Biden first sat down with Hur during a time of crisis, one day after the devastating Hamas attack on Israel on Oct. 7.
He entered the first day of the interview having just gotten off the phone with Israeli Prime Minister Benjamin Netanyahu, part of a series of calls meant to prevent the attack from spiraling into a wider regional confrontation. At multiple points, when Hur suggested a pause, Biden encouraged prosecutors to keep going, saying, “I’ll go all night if we get this done.”
Biden said that he left it to his staff to safeguard classified information that was presented to him, often leaving papers on his desk in heaps for aides to sort through and secure.

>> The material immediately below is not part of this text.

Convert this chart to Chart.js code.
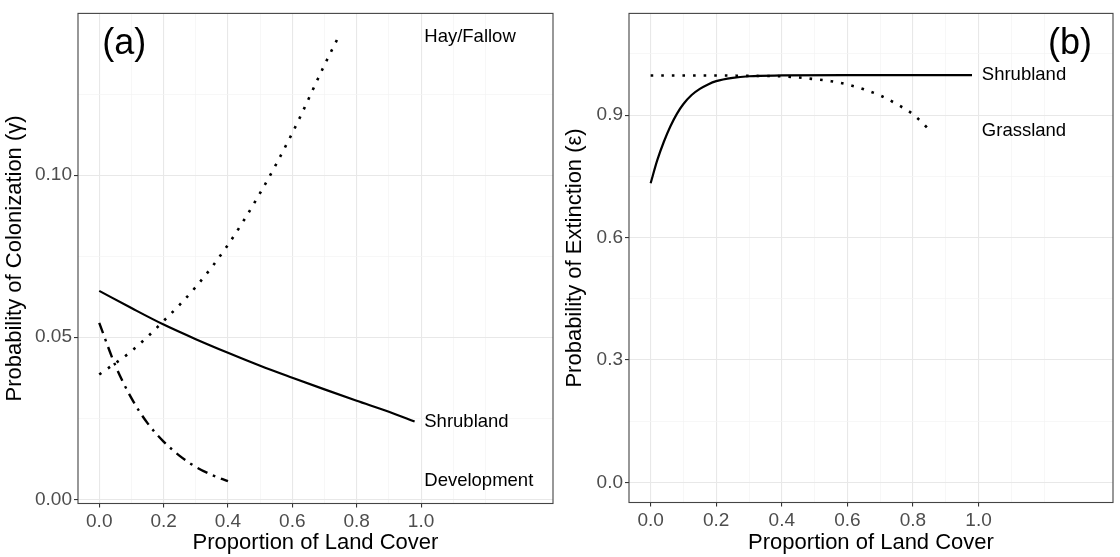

“I never asked anybody,” Biden said. He noted that much of his staff had worked with him for years, to the point where they didn’t need direction from him. “It just - it just got done. I don’t know. I can’t remember who.”
Confusion over the timing of the death of Biden’s adult son Beau — who died May 30, 2015 — was highlighted by Hur in his report as an example of the president’s memory lapses. But the transcript shows that Hur never asked Biden about his son specifically, as a visibly angry Biden had suggested in comments to reporters the day the report was released.
“How in the hell dare he raise that,” Biden said of Hur. “Frankly, when I was asked the question, I thought to myself it wasn’t any of their damn business.”
But the transcript suggests that the exchange was less revealing about Biden’s memory than Hur let on, and that Biden’s recollection of it during his emotional White House remarks was incorrect.
Hur asked Biden about where he kept the things that he was “actively working on” while he was living in a rental home in Virginia immediately after leaving the vice presidency in January 2017. And in that context, it was Biden himself who brought up Beau’s illness and death as he talked about a book he’d published later in 2017 about that painful time.
“What month did Beau die?” Biden mused, adding, “Oh God, May 30th.”
A White House lawyer then chimed in with the year, 2015.
“Was it 2015 he died?” Biden asked again.
Biden went on to recount in detail the story contained in his book, “Promise Me, Dad,” of how his late son had encouraged him to remain engaged in public life after the Obama administration ended.
The Department of Justice redacted information about other people involved in the case, and the National Security Council and the State Department blacked out some details relating to sensitive intelligence and foreign affairs matters. Before the redactions, the transcript had been classified as top secret and barred from dissemination to foreign nationals.